Menos pessoas circulando, menos dinheiro circulando, maior a miséria, também líquido e certo.

Por outro lado:
Mais dinheiro circulando, melhor para todos, incluindo os mais necessitados
Muito dinheiro circulando, sem o controle, sem uma política civilizatória, sem programas cidadãos, se transforma em um sério problema até para a classe média baixa. E aos poucos este problema se volta contra os que tem condições de bancar a vida na cidade 'rica'. 

Desajustados sociais foi, é e continuará sendo uma realidade inevitável. Para início de conversa faço a pergunta: Como definir desajustados sociais? A pergunta merece uma resposta realista, pricipalmente em nosso caso, Brasil. E para São Paulo, Município.

Moradores de rua, mendigos e pessoas com problemas mentais são considerados um sério problema para a maior parte dos paulistanos. "Incomodam demais". A questão sequer é pensada com o devido cuidado e atenção. "Tira eles da rua", como temos visto faz muito, definitivamente não resolve. É tão burro quanto o '
"prende quem usa ou tem drogas", o que obviamente nunca deu nem dá resultados, como os números provam. 

O que fazer então? Em todo planeta se provou que devolver os espaços públicos para a população, inclua aí ruas e avenidas, dá ótimos resultados. Quanto mais gente nas ruas, menos problemas com moradores de rua e miseráveis, isto sem higienização. Afastar, limpar, tirar, extinguir... os diferentes, empobrece, é líquido e certo. Não há dado que prove que higienização funcione, muito pelo contrário. Todos dados apontam para que quanto mais diversidade, mais riqueza em todos sentidos. Riqueza se constrói com a diversidade de pensamentos e formas de viver, ponto final. Quem duvida disto é porque não tem cultura, é chucro.

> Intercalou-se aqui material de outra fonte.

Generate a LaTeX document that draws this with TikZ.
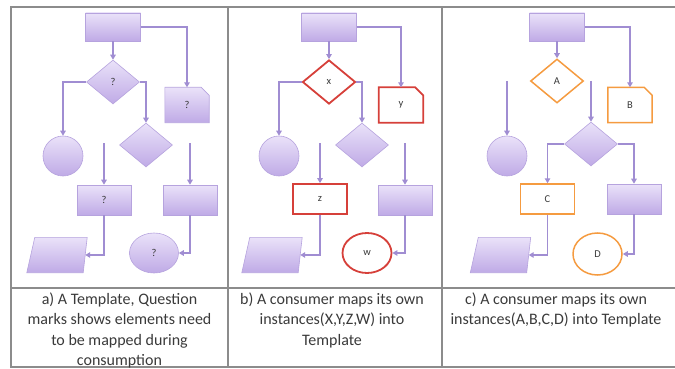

Distorções sociais se resolvem com programas realistas de longo prazo. Não há soluções fáceis, muito menos ideológicas ou religiosas. 




Estas fotos foram tiradas em Paris, onde quase apanhei de uma parisiense por estar fotografando um mendigo que dormia na escadaria de um edifío histórico. A mulher furiosa partiu para cima de mim e queria por todo custo que eu apagasse a foto. Tentei encontrar a foto, mas não consegui.
Negar uma situação não funciona, só aumenta o problema.